Pierre Soulages a inventé ses outils de peintre. Vous aussi. A-t-il ouvert la voie ?
Il m’a enseigné cela. Il a eu l’audace de quitter les pinceaux traditionnels du peintre et de réinventer l’acte de peindre avec de nouveaux outils. Il s’est intéressé aux outils d’autres technologies, des outils qui ont une mémoire comme les lames de fer dentelées pour griffer, sillonner la matière noire sur la toile. Il ne faut pas oublier la viscosité de la peinture acrylique… La lame en fer peut lisser mais aussi pénétrer la matière, produire des scarifications sur certains fragments de la peau de la peinture. Avant même de vouloir quitter la peinture de chevalet, je me suis tournée vers Jackson Pollock, Yves Klein ou Kazuo Shiraga et, évidemment, Pierre Soulages, qui peignaient autrement. Ce sont nos maîtres. Et ensuite, je suis partie dix ans en Chine étudier une peinture radicalement différente de la nôtre. En revenant d’Asie, je me suis dit que Soulages avait raison. Je devais non seulement abandonner la peinture classique sur chevalet, mais aussi tenir mon pinceau à la verticale selon la tradition asiatique. C’est alors que j’ai commencé à transformer mes outils : un de mes premiers gestes a consisté à couper le manche du pinceau puis à y greffer un guidon de vélo. Et je me suis rendu compte à quel point, dès que l’on touche un tout petit peu à son outil, l’acte de peindre évolue.

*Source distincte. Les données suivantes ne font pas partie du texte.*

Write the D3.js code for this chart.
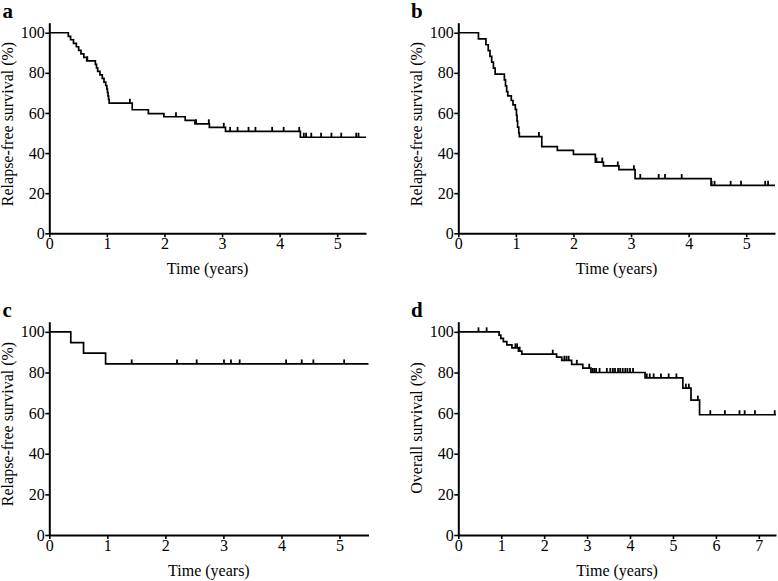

Quel rôle son œuvre peint a-t-il eu à vos débuts ?
C’est la période des œuvres au brou de noix qui a retenu mon attention, et en particulier le fait qu’il ait choisi le signe pour s’exprimer. J’ai aimé son expérimentation d’une expression linéaire des choses. Et puis il a choisi une écriture plus conceptuelle que je comprends beaucoup mieux maintenant qu’à l’époque. J’ai aussi été marquée par ses grands formats monochromes. En dressant entre ciel et terre des murs de matière noire, il crée des tables de lumière, des stèles arc-en-ciel.

Arc-en-ciel ?
Les couleurs sourdent du noir… Nous ne savons peut-être pas les lire, mais elles sont là, absorbées, contenues. Ses tableaux sont des réceptacles de lumière. Pierre Soulages est pour moi un homme de la terre. C’est un peintre sculpteur qui herse la matière noire de ses champs de toile. Comme s’il peignait en labourant, en griffant la matière. Cette inspiration vient-elle de sa terre aveyronnaise ? Je l’ignore, mais il n’y a rien de plus beau qu’un champ fraîchement labouré. Le miracle se produit quand les arêtes des sillons de matière commencent à sécher, à réfléchir et à faire chanter la lumière. C’est alors que s’opère la découverte merveilleuse des réfractions de lumière selon l’endroit où l’on se trouve devant le tableau.

Dans le noir que vous utilisez beaucoup, cherchez-vous aussi la lumière ?
Bien sûr. Et je deviens cinglée ! Selon la ­viscosité du pigment, selon sa transparence, la peinture accroche la lumière différemment. Il faut une vie pour maîtriser, moduler ces ingrédients. Mais, pour tout vous dire, ce qui me fascine aussi dans certains tableaux de Pierre Soulages, c’est ce qu’il n’a pas peint. Ce sont ces tableaux où il laisse des blancs aux frontières de ses gestes linéaires. Alors chantent des percées, des trouées de jour, des vides-pleins. J’éprouve un grand plaisir à rentrer dans ces abîmes, à découvrir ces ruptures d’équilibre comme des fractales, des horizons lointains de paysages, des plissements géologiques, des relevés topographiques de tectonique. Je vois tout cela dans ces monolithes de Pierre Soulages. L’ADN de notre terre resurgit là.

Seriez-vous des alchimistes ?
Je ne sais pas si Pierre Soulages le vit comme ça, mais pour moi il y a un côté expérience alchimique quand on se trouve dans le chaos de la matière. René Char disait : « La couleur noire renferme l’impossible vivant. » Quand je fabrique mon mélange, quand je le touille, je découvre dans le mouvement des fluides, dans ce vortex des matières, une force à l’œuvre, les formes de mon tableau à venir. Nous sommes des artisans. Je suis très proche d’un chef cuisinier ! Cela se joue à un gramme de sel.